## Your instructions
The material below has pictures in it. Set down only the lines from the line containing "Recreate this image" through the line containing "fontsize=17, fontweight='bold', labelpad=4)", word for word, and leave the pictures behind.

## Supplied information
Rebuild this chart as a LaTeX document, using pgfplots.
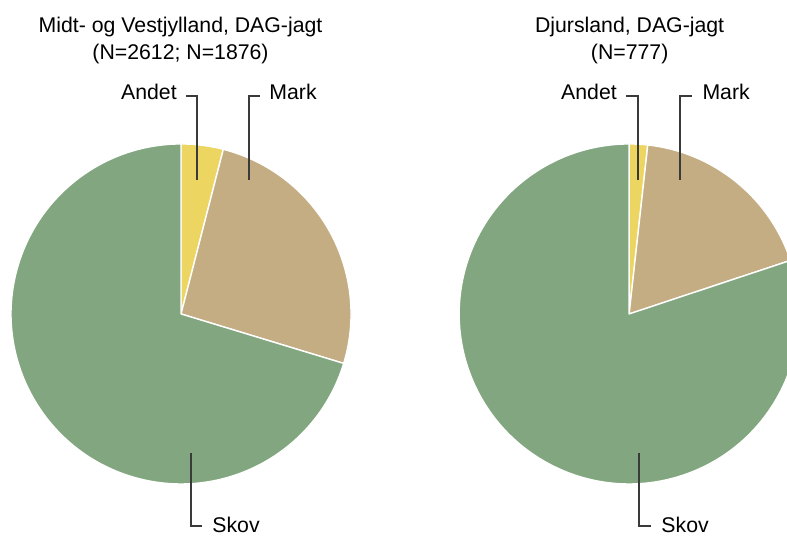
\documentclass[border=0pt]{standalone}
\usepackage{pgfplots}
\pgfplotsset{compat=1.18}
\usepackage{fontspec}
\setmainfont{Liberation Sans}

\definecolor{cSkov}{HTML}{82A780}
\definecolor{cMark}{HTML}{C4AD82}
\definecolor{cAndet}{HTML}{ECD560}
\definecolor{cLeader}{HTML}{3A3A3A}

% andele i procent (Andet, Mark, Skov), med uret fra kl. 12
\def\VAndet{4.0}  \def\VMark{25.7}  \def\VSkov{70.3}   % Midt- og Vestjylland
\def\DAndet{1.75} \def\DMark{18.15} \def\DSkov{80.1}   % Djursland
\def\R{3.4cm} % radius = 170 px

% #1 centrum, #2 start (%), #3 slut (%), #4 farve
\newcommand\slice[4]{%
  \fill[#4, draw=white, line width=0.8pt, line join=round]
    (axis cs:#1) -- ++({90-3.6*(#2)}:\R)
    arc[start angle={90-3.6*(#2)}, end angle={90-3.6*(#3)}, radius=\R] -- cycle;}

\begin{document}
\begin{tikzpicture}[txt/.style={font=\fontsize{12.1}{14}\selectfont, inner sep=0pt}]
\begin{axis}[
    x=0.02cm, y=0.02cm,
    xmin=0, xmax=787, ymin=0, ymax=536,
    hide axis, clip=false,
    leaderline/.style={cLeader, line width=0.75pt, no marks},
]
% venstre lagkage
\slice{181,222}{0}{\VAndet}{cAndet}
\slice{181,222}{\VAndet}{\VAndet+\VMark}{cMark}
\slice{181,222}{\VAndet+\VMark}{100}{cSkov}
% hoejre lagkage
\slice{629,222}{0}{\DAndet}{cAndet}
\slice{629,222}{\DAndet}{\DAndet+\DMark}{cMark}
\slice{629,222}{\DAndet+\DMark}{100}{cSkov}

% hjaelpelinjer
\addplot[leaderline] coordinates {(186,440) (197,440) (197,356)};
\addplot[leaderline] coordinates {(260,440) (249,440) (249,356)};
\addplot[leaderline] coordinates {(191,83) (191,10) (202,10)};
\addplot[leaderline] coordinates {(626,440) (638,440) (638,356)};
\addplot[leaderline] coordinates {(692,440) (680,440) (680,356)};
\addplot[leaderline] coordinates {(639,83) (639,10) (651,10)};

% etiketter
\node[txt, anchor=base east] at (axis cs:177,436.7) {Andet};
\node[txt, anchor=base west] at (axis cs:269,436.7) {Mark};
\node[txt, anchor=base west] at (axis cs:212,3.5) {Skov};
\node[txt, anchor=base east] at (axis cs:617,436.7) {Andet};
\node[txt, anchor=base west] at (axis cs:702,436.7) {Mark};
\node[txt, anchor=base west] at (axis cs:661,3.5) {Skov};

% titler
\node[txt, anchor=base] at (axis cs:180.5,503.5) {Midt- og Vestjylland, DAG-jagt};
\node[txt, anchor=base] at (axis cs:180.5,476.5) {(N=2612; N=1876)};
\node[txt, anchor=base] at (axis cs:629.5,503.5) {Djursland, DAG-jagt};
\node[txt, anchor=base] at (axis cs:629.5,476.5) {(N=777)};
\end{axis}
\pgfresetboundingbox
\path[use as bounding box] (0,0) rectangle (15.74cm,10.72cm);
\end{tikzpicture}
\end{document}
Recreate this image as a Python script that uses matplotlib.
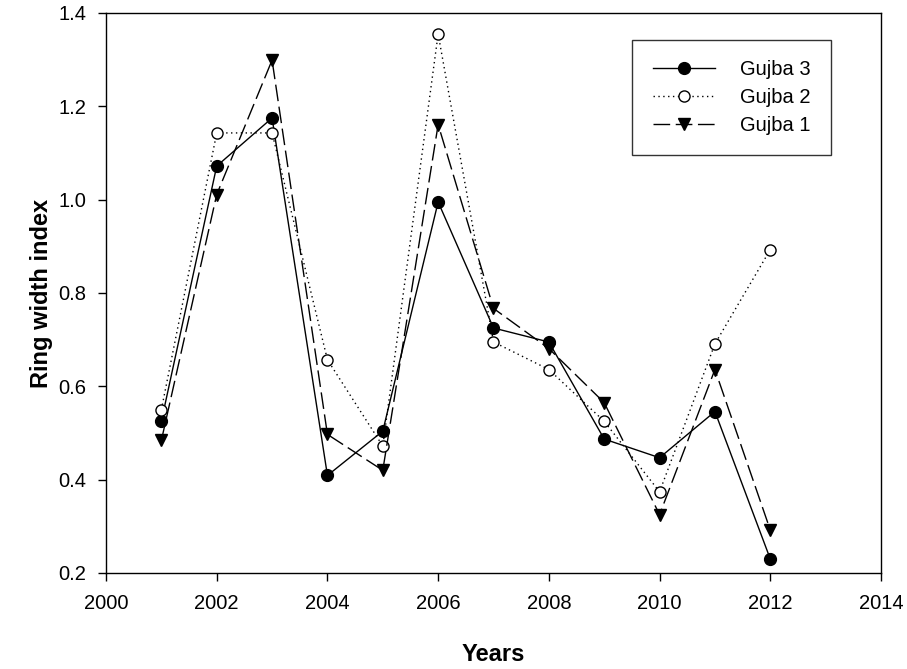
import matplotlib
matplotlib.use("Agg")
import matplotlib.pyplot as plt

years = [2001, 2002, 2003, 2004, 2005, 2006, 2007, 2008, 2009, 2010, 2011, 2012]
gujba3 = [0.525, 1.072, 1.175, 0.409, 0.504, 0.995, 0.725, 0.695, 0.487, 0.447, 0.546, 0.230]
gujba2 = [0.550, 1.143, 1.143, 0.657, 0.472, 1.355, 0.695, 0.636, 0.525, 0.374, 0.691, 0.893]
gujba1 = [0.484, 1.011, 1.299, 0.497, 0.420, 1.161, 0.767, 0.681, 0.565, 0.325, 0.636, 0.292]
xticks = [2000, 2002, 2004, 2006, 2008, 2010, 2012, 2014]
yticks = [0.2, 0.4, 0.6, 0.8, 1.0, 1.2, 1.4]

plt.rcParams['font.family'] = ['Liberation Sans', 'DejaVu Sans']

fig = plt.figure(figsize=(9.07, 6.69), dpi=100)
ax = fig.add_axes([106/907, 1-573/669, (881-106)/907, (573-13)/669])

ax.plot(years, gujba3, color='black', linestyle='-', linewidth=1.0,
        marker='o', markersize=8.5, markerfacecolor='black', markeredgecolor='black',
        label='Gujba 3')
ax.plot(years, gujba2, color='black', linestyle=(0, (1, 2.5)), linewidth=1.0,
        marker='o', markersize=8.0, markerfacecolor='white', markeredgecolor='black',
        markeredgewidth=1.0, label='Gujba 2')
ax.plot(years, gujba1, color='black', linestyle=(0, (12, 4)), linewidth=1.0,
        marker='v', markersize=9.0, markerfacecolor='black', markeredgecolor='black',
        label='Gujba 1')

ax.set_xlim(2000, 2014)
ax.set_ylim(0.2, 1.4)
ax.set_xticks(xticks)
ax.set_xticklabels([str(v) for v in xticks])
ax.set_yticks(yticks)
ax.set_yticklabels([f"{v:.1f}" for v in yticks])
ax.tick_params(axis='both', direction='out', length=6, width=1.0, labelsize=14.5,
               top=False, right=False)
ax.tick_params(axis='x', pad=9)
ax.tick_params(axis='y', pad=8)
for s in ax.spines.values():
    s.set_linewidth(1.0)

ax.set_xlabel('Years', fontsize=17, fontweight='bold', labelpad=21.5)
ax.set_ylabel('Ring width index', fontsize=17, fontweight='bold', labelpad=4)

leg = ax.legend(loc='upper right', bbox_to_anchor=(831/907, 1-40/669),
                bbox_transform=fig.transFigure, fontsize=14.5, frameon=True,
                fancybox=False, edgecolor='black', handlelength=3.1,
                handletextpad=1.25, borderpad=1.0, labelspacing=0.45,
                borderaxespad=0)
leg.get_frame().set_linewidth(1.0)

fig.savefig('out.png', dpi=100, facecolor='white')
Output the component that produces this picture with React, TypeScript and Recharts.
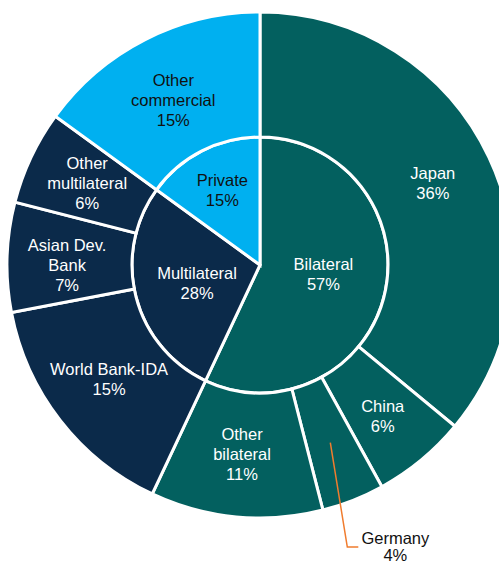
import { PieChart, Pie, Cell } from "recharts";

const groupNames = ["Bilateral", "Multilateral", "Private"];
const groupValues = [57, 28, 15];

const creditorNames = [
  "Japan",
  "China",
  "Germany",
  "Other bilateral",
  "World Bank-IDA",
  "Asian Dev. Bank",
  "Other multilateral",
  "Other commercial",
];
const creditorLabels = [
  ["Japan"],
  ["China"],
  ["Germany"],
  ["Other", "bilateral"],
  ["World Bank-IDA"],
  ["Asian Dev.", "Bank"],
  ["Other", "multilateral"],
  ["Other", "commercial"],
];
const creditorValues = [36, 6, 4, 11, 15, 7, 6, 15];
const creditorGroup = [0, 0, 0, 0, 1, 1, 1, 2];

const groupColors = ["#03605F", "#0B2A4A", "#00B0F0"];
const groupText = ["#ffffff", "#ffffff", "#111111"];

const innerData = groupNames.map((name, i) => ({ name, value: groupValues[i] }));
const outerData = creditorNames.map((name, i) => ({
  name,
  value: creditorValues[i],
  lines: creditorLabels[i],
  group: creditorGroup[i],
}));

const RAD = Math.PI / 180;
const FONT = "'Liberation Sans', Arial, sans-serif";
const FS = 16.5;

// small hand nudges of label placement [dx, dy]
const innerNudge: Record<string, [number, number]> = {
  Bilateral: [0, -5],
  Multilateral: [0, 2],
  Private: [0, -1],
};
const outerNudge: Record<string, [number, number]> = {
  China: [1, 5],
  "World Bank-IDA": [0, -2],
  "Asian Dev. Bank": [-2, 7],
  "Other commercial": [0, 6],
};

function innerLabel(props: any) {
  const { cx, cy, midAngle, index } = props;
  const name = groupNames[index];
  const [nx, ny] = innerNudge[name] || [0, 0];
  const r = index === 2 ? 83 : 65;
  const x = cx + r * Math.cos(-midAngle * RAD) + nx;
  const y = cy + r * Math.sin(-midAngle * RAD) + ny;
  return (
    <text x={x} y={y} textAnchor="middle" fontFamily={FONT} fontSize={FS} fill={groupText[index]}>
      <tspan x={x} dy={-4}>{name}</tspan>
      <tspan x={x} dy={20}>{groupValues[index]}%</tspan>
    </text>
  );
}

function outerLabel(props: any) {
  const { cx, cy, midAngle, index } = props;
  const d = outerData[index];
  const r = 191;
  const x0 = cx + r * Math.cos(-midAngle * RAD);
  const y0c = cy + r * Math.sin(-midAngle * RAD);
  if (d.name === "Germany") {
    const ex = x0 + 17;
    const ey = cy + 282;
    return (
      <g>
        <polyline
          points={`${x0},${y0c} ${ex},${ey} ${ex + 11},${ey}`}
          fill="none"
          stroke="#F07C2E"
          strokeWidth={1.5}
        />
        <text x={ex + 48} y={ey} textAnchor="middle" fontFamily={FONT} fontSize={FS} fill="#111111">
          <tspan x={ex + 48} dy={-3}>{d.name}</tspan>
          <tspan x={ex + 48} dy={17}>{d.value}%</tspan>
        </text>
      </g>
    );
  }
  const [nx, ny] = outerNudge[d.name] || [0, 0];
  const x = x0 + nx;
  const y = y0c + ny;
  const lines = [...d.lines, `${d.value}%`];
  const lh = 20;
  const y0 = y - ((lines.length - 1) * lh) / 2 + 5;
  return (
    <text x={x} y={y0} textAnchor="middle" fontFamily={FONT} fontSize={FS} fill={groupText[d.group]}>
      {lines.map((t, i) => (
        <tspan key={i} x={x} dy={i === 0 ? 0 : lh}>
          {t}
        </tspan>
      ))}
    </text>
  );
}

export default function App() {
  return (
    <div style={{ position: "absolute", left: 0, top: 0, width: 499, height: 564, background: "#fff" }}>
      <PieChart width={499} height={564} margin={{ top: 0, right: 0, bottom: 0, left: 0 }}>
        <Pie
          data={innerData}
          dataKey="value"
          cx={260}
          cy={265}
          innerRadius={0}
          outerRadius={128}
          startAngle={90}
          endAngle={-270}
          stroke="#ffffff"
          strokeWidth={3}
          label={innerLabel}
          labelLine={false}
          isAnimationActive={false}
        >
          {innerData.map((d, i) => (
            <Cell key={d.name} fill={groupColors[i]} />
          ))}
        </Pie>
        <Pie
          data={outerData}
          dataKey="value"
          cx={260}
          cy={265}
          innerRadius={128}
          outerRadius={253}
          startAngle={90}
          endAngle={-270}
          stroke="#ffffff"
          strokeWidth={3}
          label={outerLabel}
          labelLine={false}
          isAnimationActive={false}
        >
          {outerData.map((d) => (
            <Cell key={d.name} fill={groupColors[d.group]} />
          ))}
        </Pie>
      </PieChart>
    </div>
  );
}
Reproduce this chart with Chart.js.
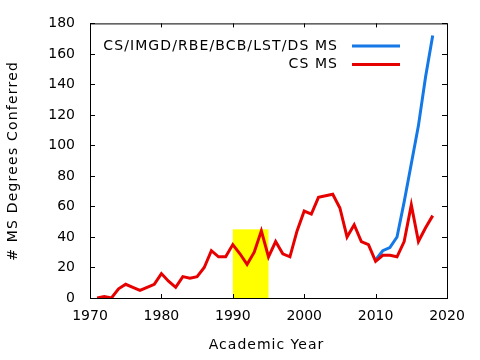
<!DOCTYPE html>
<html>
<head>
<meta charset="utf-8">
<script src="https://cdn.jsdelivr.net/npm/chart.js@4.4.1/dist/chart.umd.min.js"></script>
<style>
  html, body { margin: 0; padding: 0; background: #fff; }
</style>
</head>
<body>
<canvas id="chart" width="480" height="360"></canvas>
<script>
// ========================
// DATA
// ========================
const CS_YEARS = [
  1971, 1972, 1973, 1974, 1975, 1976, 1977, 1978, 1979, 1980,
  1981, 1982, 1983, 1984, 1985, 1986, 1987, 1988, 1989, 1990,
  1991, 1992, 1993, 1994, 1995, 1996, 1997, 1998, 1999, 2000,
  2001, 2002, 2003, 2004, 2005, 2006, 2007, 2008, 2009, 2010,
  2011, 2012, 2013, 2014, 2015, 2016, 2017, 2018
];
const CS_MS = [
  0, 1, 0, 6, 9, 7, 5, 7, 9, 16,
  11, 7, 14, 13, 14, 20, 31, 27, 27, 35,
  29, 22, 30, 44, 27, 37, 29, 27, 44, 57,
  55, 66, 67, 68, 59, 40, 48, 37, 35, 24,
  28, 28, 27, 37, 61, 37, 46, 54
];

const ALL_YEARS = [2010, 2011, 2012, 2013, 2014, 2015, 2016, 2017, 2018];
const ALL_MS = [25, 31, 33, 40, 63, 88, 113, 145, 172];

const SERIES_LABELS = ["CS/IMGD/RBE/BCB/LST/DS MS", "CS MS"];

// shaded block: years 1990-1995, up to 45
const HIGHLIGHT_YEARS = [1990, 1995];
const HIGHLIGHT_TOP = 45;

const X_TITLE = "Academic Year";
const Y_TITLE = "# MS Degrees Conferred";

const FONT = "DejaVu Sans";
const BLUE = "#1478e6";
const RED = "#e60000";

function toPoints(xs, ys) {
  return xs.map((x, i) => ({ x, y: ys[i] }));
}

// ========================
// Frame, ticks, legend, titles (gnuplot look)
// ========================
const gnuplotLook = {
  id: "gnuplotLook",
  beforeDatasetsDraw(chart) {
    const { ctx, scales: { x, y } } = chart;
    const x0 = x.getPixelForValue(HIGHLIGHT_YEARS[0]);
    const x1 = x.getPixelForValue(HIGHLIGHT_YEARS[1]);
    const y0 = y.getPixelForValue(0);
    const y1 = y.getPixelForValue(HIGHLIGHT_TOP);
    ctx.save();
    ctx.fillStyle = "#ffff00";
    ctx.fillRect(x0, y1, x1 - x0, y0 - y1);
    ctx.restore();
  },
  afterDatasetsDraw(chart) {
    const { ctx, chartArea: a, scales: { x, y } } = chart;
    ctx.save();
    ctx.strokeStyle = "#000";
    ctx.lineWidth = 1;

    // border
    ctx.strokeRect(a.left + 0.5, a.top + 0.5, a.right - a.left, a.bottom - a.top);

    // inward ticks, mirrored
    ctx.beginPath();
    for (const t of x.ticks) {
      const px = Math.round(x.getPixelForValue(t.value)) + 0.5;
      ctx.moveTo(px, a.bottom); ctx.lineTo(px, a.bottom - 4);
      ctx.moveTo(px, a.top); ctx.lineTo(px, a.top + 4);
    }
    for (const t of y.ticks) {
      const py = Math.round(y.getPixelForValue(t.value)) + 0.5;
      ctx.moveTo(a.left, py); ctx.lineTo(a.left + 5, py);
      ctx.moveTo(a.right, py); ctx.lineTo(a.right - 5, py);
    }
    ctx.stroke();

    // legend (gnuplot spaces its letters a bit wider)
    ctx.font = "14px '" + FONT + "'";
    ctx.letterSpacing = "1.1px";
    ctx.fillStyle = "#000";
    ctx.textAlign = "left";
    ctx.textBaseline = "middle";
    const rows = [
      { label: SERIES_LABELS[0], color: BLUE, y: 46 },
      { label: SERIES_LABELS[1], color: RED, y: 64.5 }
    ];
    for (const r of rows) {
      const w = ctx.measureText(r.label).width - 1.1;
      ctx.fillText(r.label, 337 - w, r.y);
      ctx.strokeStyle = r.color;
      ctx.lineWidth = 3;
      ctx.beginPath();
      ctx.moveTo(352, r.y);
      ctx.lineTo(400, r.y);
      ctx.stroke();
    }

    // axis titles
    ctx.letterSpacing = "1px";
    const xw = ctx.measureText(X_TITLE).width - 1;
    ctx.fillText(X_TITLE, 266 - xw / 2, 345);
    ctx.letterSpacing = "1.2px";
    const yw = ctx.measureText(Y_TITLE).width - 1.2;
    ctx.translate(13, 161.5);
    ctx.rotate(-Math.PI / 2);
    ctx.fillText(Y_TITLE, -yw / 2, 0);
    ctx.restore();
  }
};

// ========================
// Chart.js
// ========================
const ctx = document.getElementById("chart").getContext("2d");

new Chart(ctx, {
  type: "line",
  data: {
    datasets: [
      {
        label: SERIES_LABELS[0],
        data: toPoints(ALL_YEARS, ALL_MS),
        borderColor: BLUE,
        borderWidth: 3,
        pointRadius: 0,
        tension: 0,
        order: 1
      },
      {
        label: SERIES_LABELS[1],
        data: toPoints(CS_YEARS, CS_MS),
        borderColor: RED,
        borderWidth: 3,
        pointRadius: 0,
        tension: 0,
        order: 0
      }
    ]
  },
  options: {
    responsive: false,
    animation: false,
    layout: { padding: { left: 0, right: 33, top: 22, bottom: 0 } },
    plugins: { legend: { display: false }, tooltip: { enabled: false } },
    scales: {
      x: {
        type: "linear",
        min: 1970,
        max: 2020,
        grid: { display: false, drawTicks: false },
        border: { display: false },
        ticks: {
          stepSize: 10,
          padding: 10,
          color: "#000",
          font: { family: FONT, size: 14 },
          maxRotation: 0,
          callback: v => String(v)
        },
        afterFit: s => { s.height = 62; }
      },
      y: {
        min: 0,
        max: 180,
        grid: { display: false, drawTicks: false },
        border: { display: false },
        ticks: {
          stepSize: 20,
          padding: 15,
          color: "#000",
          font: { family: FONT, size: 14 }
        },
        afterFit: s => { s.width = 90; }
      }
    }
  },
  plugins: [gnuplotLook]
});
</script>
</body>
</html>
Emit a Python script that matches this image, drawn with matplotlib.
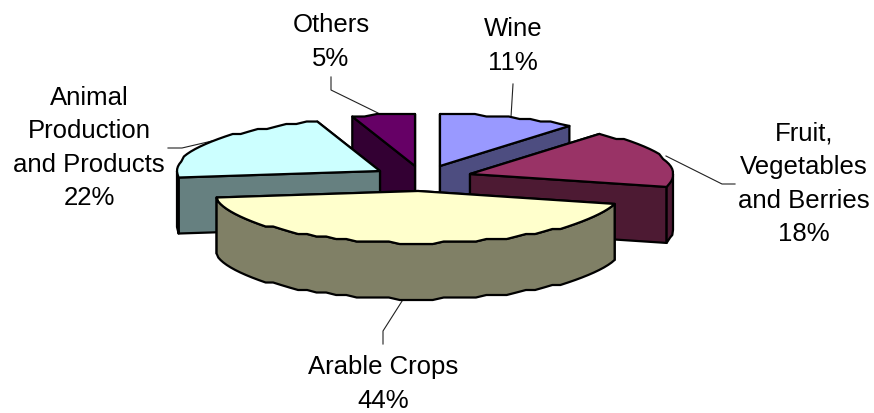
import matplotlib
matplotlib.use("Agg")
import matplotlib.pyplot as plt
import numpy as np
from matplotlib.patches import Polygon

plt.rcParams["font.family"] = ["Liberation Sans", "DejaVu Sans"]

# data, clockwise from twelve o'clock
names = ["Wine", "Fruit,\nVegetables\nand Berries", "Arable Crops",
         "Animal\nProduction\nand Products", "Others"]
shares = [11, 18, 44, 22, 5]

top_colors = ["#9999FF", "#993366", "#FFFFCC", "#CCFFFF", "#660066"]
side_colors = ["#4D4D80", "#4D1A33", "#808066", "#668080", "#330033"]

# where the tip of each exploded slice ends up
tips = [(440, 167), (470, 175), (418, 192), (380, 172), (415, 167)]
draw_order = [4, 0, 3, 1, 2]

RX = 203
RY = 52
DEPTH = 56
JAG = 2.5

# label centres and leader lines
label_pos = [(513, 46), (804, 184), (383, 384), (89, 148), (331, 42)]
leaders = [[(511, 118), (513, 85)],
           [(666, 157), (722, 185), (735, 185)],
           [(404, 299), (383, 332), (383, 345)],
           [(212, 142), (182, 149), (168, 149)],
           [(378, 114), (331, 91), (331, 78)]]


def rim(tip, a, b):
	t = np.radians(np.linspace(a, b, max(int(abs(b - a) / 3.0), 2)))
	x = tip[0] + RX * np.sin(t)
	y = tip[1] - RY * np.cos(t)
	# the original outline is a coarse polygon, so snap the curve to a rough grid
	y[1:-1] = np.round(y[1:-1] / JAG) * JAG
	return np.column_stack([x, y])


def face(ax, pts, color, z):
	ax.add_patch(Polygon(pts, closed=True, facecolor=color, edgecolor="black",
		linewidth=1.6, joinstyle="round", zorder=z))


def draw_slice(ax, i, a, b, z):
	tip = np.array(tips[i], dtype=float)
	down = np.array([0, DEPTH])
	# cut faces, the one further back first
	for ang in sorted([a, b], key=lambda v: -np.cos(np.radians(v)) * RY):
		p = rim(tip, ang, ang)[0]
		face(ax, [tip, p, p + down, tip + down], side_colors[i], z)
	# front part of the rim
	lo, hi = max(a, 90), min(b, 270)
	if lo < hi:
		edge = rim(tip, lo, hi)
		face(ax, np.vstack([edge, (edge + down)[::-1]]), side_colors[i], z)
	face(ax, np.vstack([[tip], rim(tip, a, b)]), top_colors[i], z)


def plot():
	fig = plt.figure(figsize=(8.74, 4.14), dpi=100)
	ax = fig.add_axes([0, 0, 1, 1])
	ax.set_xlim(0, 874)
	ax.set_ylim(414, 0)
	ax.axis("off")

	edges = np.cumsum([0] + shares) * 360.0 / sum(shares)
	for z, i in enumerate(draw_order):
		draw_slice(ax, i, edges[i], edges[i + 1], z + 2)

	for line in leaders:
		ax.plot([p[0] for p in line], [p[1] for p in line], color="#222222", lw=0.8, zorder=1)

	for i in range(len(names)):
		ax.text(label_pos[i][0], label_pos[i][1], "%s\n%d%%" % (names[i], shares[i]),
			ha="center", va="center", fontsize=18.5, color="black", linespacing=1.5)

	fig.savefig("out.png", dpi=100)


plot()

## Task output
Recreate this image as a Python script that uses matplotlib.
import matplotlib
matplotlib.use("Agg")
import matplotlib.pyplot as plt

years = [2001, 2002, 2003, 2004, 2005, 2006, 2007, 2008, 2009, 2010, 2011, 2012]
gujba3 = [0.525, 1.072, 1.175, 0.409, 0.504, 0.995, 0.725, 0.695, 0.487, 0.447, 0.546, 0.230]
gujba2 = [0.550, 1.143, 1.143, 0.657, 0.472, 1.355, 0.695, 0.636, 0.525, 0.374, 0.691, 0.893]
gujba1 = [0.484, 1.011, 1.299, 0.497, 0.420, 1.161, 0.767, 0.681, 0.565, 0.325, 0.636, 0.292]
xticks = [2000, 2002, 2004, 2006, 2008, 2010, 2012, 2014]
yticks = [0.2, 0.4, 0.6, 0.8, 1.0, 1.2, 1.4]

plt.rcParams['font.family'] = ['Liberation Sans', 'DejaVu Sans']

fig = plt.figure(figsize=(9.07, 6.69), dpi=100)
ax = fig.add_axes([106/907, 1-573/669, (881-106)/907, (573-13)/669])

ax.plot(years, gujba3, color='black', linestyle='-', linewidth=1.0,
        marker='o', markersize=8.5, markerfacecolor='black', markeredgecolor='black',
        label='Gujba 3')
ax.plot(years, gujba2, color='black', linestyle=(0, (1, 2.5)), linewidth=1.0,
        marker='o', markersize=8.0, markerfacecolor='white', markeredgecolor='black',
        markeredgewidth=1.0, label='Gujba 2')
ax.plot(years, gujba1, color='black', linestyle=(0, (12, 4)), linewidth=1.0,
        marker='v', markersize=9.0, markerfacecolor='black', markeredgecolor='black',
        label='Gujba 1')

ax.set_xlim(2000, 2014)
ax.set_ylim(0.2, 1.4)
ax.set_xticks(xticks)
ax.set_xticklabels([str(v) for v in xticks])
ax.set_yticks(yticks)
ax.set_yticklabels([f"{v:.1f}" for v in yticks])
ax.tick_params(axis='both', direction='out', length=6, width=1.0, labelsize=14.5,
               top=False, right=False)
ax.tick_params(axis='x', pad=9)
ax.tick_params(axis='y', pad=8)
for s in ax.spines.values():
    s.set_linewidth(1.0)

ax.set_xlabel('Years', fontsize=17, fontweight='bold', labelpad=21.5)
ax.set_ylabel('Ring width index', fontsize=17, fontweight='bold', labelpad=4)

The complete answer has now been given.